The gap between accusation and guilt is not a bug in our criminal justice: it’s a necessary and desirable feature.

There are serious questions for the Crown Prosecution Service, some said instantly on hearing Rebekah Brooks found not guilty of conspiring to intercept communications and pervert the course of justice. My heart sank.

It’s not that prosecutors shouldn’t be questioned, or that this is a trivial affair. Charging someone with an offence is always serious, and the CPS must be scrutinised. I’m not against questions, some of which may be serious. What’s not serious is to respond reflexively to any high-profile case, like Brooks’s or that of Nigel Evans earlier this year, as though the mere fact of acquittal shows it was wrong to prosecute in the first place. To think like this is fundamentally to misunderstand criminal justice, and ironically to undermine its most important principle.
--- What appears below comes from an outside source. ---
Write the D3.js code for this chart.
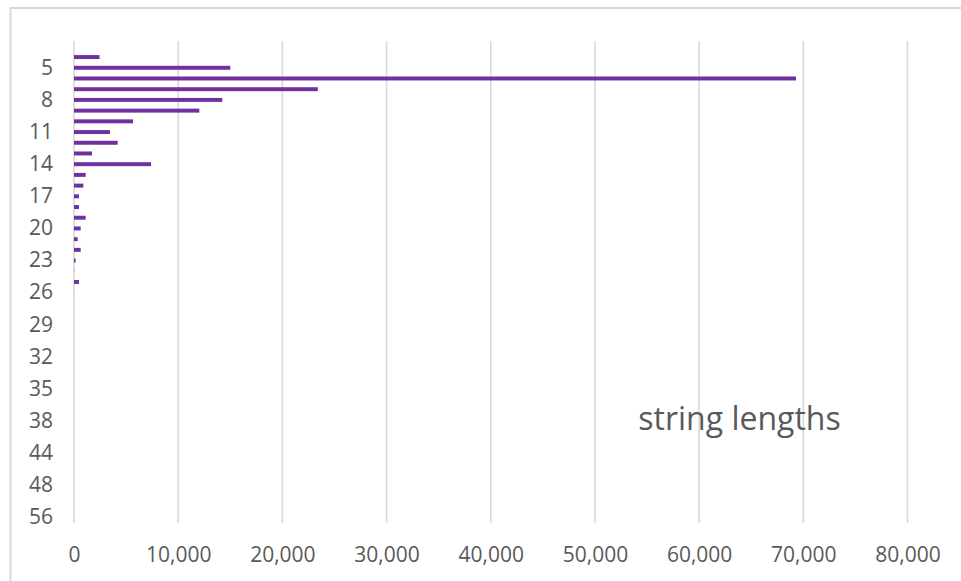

I say ironically, because those whose instinct is to attack the CPS often think they’re standing up for the presumption of innocence. People are innocent and entitled to be treated as such, their thinking goes, until proven guilty. So we should be slow to prosecute, ensuring innocent people do not suffer the hell of accusation and being “put on trial”. A unanimous not guilty verdict, the reasoning continues, shows that the CPS has taken a case forward too readily. Prosecutors should be really sure that those they charge will be proven guilty.

But a pretty high bar is already in place. Before prosecuting a case like this, applying the Code for Crown Prosecutors, the CPS must think on the evidence it has that there’s a reasonable prospect of conviction; in other words, that a reasonable jury will probably convict. What it must decide is not whether it thinks the suspect is guilty, or probably guilty – but whether twelve reasonable people will probably feel sure she is, beyond reasonable doubt. 

The distinction is crucial. In common sense terms, the CPS test isn’t as “high” as that applied by a jury. More importantly, what the CPS and juries do is different in nature. Prosecutors don’t determine guilt, and couldn’t do so fairly even if they tried. A fair verdict can, by definition, only be given after prosecution witnesses are cross-examined by others, and their evidence tested at what we call a trial. A true verdict cannot be prejudged.

But in a sense that’s what you’re arguing for if you say the tests for charge and conviction should be more closely aligned – that the CPS must be sure a jury will be sure, for instance. The implication is that we can know in advance of a trial who’s guilty, or nearly so; and that we ought to make this judgment early so the public can rest easy, confident that conviction will follow charge as night follows day. That, though, is the opposite of presuming people innocent. I did once hear it argued that a 100 per cent conviction rate is proof of a truly fair justice system. “Your British Crown persecutes the innocent,” the man said, “while our public prosecutors do their jobs admirably. The courts consistently prove them right, you see?” I think it was in 1984; he spoke for the then People’s Socialist Republic of Albania. That’s where you end, if accusation equals guilt.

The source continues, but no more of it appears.